You manage this part to go directly above where you will come to a small grassy meadow area where there is a clear cut trail for a little ways until you come to a steeply slanted rock face which you will need to climb up (0:52 in the video above). We found a trickle of water coming down it.
Above this area you will come to where a sand dune is located (0:56 in the video above). This area is shaped like a bowl. Hike to the back of the bowl where you will see that the canyon splits – take the right fork and keep climbing up. This area is steep and tricky at parts so make sure everyone is safe.
It got a little steep so we used a handline to help each other up (1:01 in the video above).
On the other side of this tricky area, there is a small 5 foot drop which you can stem down and then it opens up to another canyon where the first rappel is located.
(1:15 in the video above)
The first rappel is about 45 feet and has four anchors already in place with some webbing. Please make sure you test the anchors before you trust them. And always make sure you bring your own anchors, webbing and other canyoneering gear before you embark on any canyoneering/climbing trip.
The first rappel was really cool! It offered an overlook to your next destination and it was on a very exposed ledge which is why we were all using slings and chain reactors so none of us trip and fall down.
We set up our own rope and by the time we were all down it was just about completely dark.
Once at the bottom of the rappel (1:42 in the video above), there is a steep down climb of about 20 feet or so. If you are uncomfortable, just stay hooked into the rope and keep rappelling down. In the video below, they rappelled off the opposite side making this rappel about 75 feet.
At the bottom you will need to make a U-Turn to head back up the adjacent canyon. This is where you will basically climb to the top of Elephant Butte but not to the very tip top. We hiked to just about the top ridge, found a cairn then cut back down the next canyon.
By the time we got to the first rappel we found four other people who were climbing to the top of the butte. We didn’t think much of it at the time but we quickly realized that they seemed to not know the way out. We saw them all climb back down to the bottom of the canyon and attempt to find a different exit. This obviously didn’t work for them and they came back and started climbing up the butte again.
When we were all at the bottom of the first rappel one of us asked them “are you guys lost?” They responded that they didn’t know where the exit was located and it was their second time climbing to the top of the butte trying to get out. They looked tired and desperate so we conversed for a second about how to get out. My brother was the only one in both our groups that had done this canyon so he was confident about the trail directions.
We all together climbed up to the top of the ridge where we found the cairn (which is the picture in the paragraph above) and then used our flashlights to spot the correct canyon to exit. The climb down is somewhat steep but just take your time and be careful as you descend.
The group in front of us didn’t really say much. There was only one girl in the group who was interested in conversation and she was pleasant to speak with. The other three guys in the group were arrogant and didn’t say a word to us.
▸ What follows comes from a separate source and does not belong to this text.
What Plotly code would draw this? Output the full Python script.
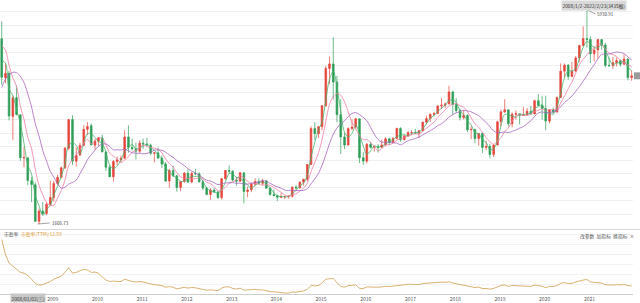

The canyon eventually slims down to a narrow point again to where the final rappel is located.
The four people in the other group quickly ran ahead of us and rappelled down,not saying another word. They didn’t even thank us or especially thank my brother for guiding them out of the canyon. They seemed to know the ins-and-outs of canyoneering but they were arrogant and ungrateful for the help.
It is incredibly annoying and rude when you offer help and direction to a lost group, that you don’t even bother to say a simple “thanks”. The Trek Planner emphasizes skill learning , exploring and respect for nature and all people. Please always be respectful to nature and people in all circumstances and not just when it is convenient. Do not emulate the behavior of that group.
Second (last) Rappel
(about 2:05 in the video above)
This rappel is about 50 feet give-or-take and features a free hang. There are several anchors with lots of twisted webbing already in place. We straightened some of the webbing out and used it.
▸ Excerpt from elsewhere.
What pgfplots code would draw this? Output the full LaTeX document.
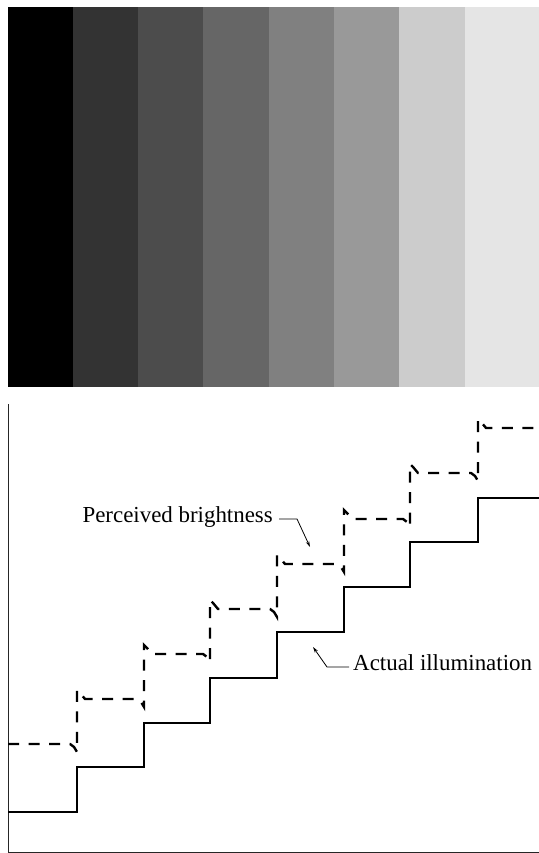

This rappel is also exposed so we used our slings again to keep us safe until we were on the rope. I apologize I do not have pictures of this last rappel in the light but I tried to capture it in the video.
Once all safe and sound at the bottom of the last rappel, we followed the canyon out until we were completely outside of it. Then we followed a few vague trails back to the parking lot.
The canyoneering in Elephant Butte was really fun! I especially enjoyed all the rock crawling we had to do to navigate through the canyon. I would do it again!